### DATA LINES
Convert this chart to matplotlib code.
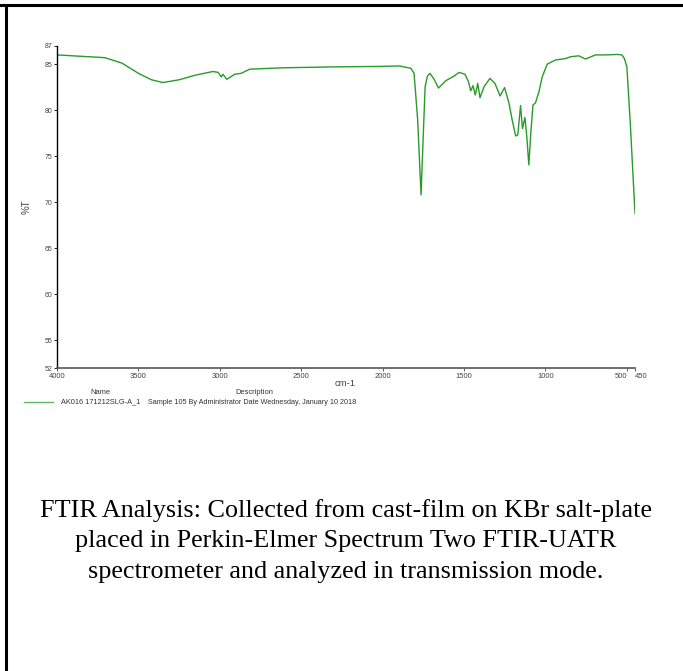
import numpy as np
import matplotlib
matplotlib.use("Agg")
import matplotlib.pyplot as plt
from matplotlib.lines import Line2D

# espectro FTIR (cm-1, %T)
wavenumber = [4000, 3706, 3600, 3500, 3420, 3349, 3250, 3150, 3042, 3010, 2991, 2981,
              2957, 2935, 2909, 2868, 2817, 2613, 2300, 2021, 1898, 1827, 1807, 1785,
              1764, 1750, 1739, 1725, 1710, 1685, 1657, 1612, 1561, 1531, 1494, 1473,
              1459, 1445, 1431, 1416, 1402, 1377, 1341, 1310, 1279, 1251, 1224, 1204,
              1183, 1170, 1153, 1141, 1126, 1114, 1102, 1090, 1077, 1061, 1040, 1020,
              989, 938, 877, 846, 795, 754, 693, 632, 560, 530, 515, 500, 479, 450]
transmit = [86.0, 85.7, 85.1, 84.0, 83.3, 83.0, 83.3, 83.8, 84.2, 84.1, 83.6, 83.9,
            83.35, 83.6, 83.9, 84.0, 84.45, 84.6, 84.7, 84.75, 84.8, 84.55, 84.0, 79.0,
            70.8, 77.5, 82.55, 83.7, 84.0, 83.4, 82.4, 83.2, 83.7, 84.1, 83.9, 83.1,
            82.1, 82.65, 81.65, 82.9, 81.35, 82.55, 83.45, 82.9, 81.55, 82.45, 80.75, 78.9,
            77.2, 77.3, 80.5, 78.0, 79.2, 77.0, 74.05, 77.5, 80.55, 80.8, 82.0, 83.6,
            85.0, 85.45, 85.6, 85.8, 85.9, 85.55, 86.0, 86.0, 86.05, 86.0, 85.6, 84.7, 78.6, 68.8]

x_ticks = [4000, 3500, 3000, 2500, 2000, 1500, 1000, 500, 450]
x_ticklabels = ["4000", "3500", "3000", "2500", "2000", "1500", "1000", "500", "450"]
y_ticks = [52, 55, 60, 65, 70, 75, 80, 85, 87]

sample_name = "AK016 171212SLG-A_1"
sample_desc = "Sample 105 By Administrator Date Wednesday, January 10 2018"
caption = ("FTIR Analysis: Collected from cast-film on KBr salt-plate\n"
           "placed in Perkin-Elmer Spectrum Two FTIR-UATR\n"
           "spectrometer and analyzed in transmission mode.")

plt.rcParams['font.family'] = ['Liberation Sans', 'DejaVu Sans']

fig = plt.figure(figsize=(6.83, 6.71), dpi=100)

# --- marco del documento ---
fig.add_artist(Line2D([0, 1], [1 - 5/671, 1 - 5/671], color='black', lw=2.2,
                      transform=fig.transFigure))
fig.add_artist(Line2D([6/683, 6/683], [0, 1 - 5/671], color='black', lw=2.2,
                      transform=fig.transFigure))

# --- espectro ---
ax = fig.add_axes([57/683, 1 - 368/671, (635 - 57)/683, (368 - 45.7)/671])
ax.plot(wavenumber, transmit, color='#2a9a2a', lw=1.0)
ax.set_xlim(4000, 450)
ax.set_ylim(52, 87)
ax.set_xticks(x_ticks)
ax.set_xticklabels(x_ticklabels)
ax.set_yticks(y_ticks)
ax.tick_params(length=2.5, width=0.6, colors='#444444', pad=1)
ax.tick_params(axis='x', labelsize=5.5)
ax.tick_params(axis='y', labelsize=5, colors='black', labelcolor='#444444')
for lbl in ax.get_xticklabels():
    if lbl.get_text() == "500":
        lbl.set_horizontalalignment('right')
    if lbl.get_text() == "450":
        lbl.set_horizontalalignment('left')
ax.spines['top'].set_visible(False)
ax.spines['right'].set_visible(False)
ax.spines['left'].set_linewidth(1.0)
ax.spines['bottom'].set_linewidth(1.2)
ax.spines['bottom'].set_color('#555555')
ax.set_ylabel("%T", fontsize=7, color='#444444')
ax.yaxis.set_label_coords((32 - 57)/(635 - 57), 0.5)
ax.set_xlabel("cm-1", fontsize=6.8, color='#444444')
ax.xaxis.set_label_coords((345 - 57)/(635 - 57), -0.035)

# --- leyenda tipo tabla ---
fig.text(100/683, 1 - 392/671, "Name", fontsize=5.4, color='#333333', ha='center', va='center')
fig.text(254/683, 1 - 392/671, "Description", fontsize=5.4, color='#333333', ha='center', va='center')
fig.add_artist(Line2D([24/683, 53/683], [1 - 402/671, 1 - 402/671], color='#5cb85c', lw=1,
                      transform=fig.transFigure))
fig.text(61/683, 1 - 402/671, sample_name, fontsize=5.3, color='#333333', ha='left', va='center')
fig.text(148/683, 1 - 402/671, sample_desc, fontsize=5.25, color='#333333', ha='left', va='center')

# --- texto de analisis ---
fig.text(346/683, 1 - 541/671, caption, fontsize=18.8, family='Liberation Serif',
         ha='center', va='center', linespacing=1.52)

fig.savefig("out.png", dpi=100)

### WORK TO COMPLETE
Using the data above, print every line exactly, omitting pictures.

### THE OUTPUT
Convert this chart to matplotlib code.
import numpy as np
import matplotlib
matplotlib.use("Agg")
import matplotlib.pyplot as plt
from matplotlib.lines import Line2D

# espectro FTIR (cm-1, %T)
wavenumber = [4000, 3706, 3600, 3500, 3420, 3349, 3250, 3150, 3042, 3010, 2991, 2981,
              2957, 2935, 2909, 2868, 2817, 2613, 2300, 2021, 1898, 1827, 1807, 1785,
              1764, 1750, 1739, 1725, 1710, 1685, 1657, 1612, 1561, 1531, 1494, 1473,
              1459, 1445, 1431, 1416, 1402, 1377, 1341, 1310, 1279, 1251, 1224, 1204,
              1183, 1170, 1153, 1141, 1126, 1114, 1102, 1090, 1077, 1061, 1040, 1020,
              989, 938, 877, 846, 795, 754, 693, 632, 560, 530, 515, 500, 479, 450]
transmit = [86.0, 85.7, 85.1, 84.0, 83.3, 83.0, 83.3, 83.8, 84.2, 84.1, 83.6, 83.9,
            83.35, 83.6, 83.9, 84.0, 84.45, 84.6, 84.7, 84.75, 84.8, 84.55, 84.0, 79.0,
            70.8, 77.5, 82.55, 83.7, 84.0, 83.4, 82.4, 83.2, 83.7, 84.1, 83.9, 83.1,
            82.1, 82.65, 81.65, 82.9, 81.35, 82.55, 83.45, 82.9, 81.55, 82.45, 80.75, 78.9,
            77.2, 77.3, 80.5, 78.0, 79.2, 77.0, 74.05, 77.5, 80.55, 80.8, 82.0, 83.6,
            85.0, 85.45, 85.6, 85.8, 85.9, 85.55, 86.0, 86.0, 86.05, 86.0, 85.6, 84.7, 78.6, 68.8]

x_ticks = [4000, 3500, 3000, 2500, 2000, 1500, 1000, 500, 450]
x_ticklabels = ["4000", "3500", "3000", "2500", "2000", "1500", "1000", "500", "450"]
y_ticks = [52, 55, 60, 65, 70, 75, 80, 85, 87]

sample_name = "AK016 171212SLG-A_1"
sample_desc = "Sample 105 By Administrator Date Wednesday, January 10 2018"
caption = ("FTIR Analysis: Collected from cast-film on KBr salt-plate\n"
           "placed in Perkin-Elmer Spectrum Two FTIR-UATR\n"
           "spectrometer and analyzed in transmission mode.")

plt.rcParams['font.family'] = ['Liberation Sans', 'DejaVu Sans']

fig = plt.figure(figsize=(6.83, 6.71), dpi=100)

# --- marco del documento ---
fig.add_artist(Line2D([0, 1], [1 - 5/671, 1 - 5/671], color='black', lw=2.2,
                      transform=fig.transFigure))
fig.add_artist(Line2D([6/683, 6/683], [0, 1 - 5/671], color='black', lw=2.2,
                      transform=fig.transFigure))

# --- espectro ---
ax = fig.add_axes([57/683, 1 - 368/671, (635 - 57)/683, (368 - 45.7)/671])
ax.plot(wavenumber, transmit, color='#2a9a2a', lw=1.0)
ax.set_xlim(4000, 450)
ax.set_ylim(52, 87)
ax.set_xticks(x_ticks)
ax.set_xticklabels(x_ticklabels)
ax.set_yticks(y_ticks)
ax.tick_params(length=2.5, width=0.6, colors='#444444', pad=1)
ax.tick_params(axis='x', labelsize=5.5)
ax.tick_params(axis='y', labelsize=5, colors='black', labelcolor='#444444')
for lbl in ax.get_xticklabels():
    if lbl.get_text() == "500":
        lbl.set_horizontalalignment('right')
    if lbl.get_text() == "450":
        lbl.set_horizontalalignment('left')
ax.spines['top'].set_visible(False)
ax.spines['right'].set_visible(False)
ax.spines['left'].set_linewidth(1.0)
ax.spines['bottom'].set_linewidth(1.2)
ax.spines['bottom'].set_color('#555555')
ax.set_ylabel("%T", fontsize=7, color='#444444')
ax.yaxis.set_label_coords((32 - 57)/(635 - 57), 0.5)
ax.set_xlabel("cm-1", fontsize=6.8, color='#444444')
ax.xaxis.set_label_coords((345 - 57)/(635 - 57), -0.035)

# --- leyenda tipo tabla ---
fig.text(100/683, 1 - 392/671, "Name", fontsize=5.4, color='#333333', ha='center', va='center')
fig.text(254/683, 1 - 392/671, "Description", fontsize=5.4, color='#333333', ha='center', va='center')
fig.add_artist(Line2D([24/683, 53/683], [1 - 402/671, 1 - 402/671], color='#5cb85c', lw=1,
                      transform=fig.transFigure))
fig.text(61/683, 1 - 402/671, sample_name, fontsize=5.3, color='#333333', ha='left', va='center')
fig.text(148/683, 1 - 402/671, sample_desc, fontsize=5.25, color='#333333', ha='left', va='center')

# --- texto de analisis ---
fig.text(346/683, 1 - 541/671, caption, fontsize=18.8, family='Liberation Serif',
         ha='center', va='center', linespacing=1.52)

fig.savefig("out.png", dpi=100)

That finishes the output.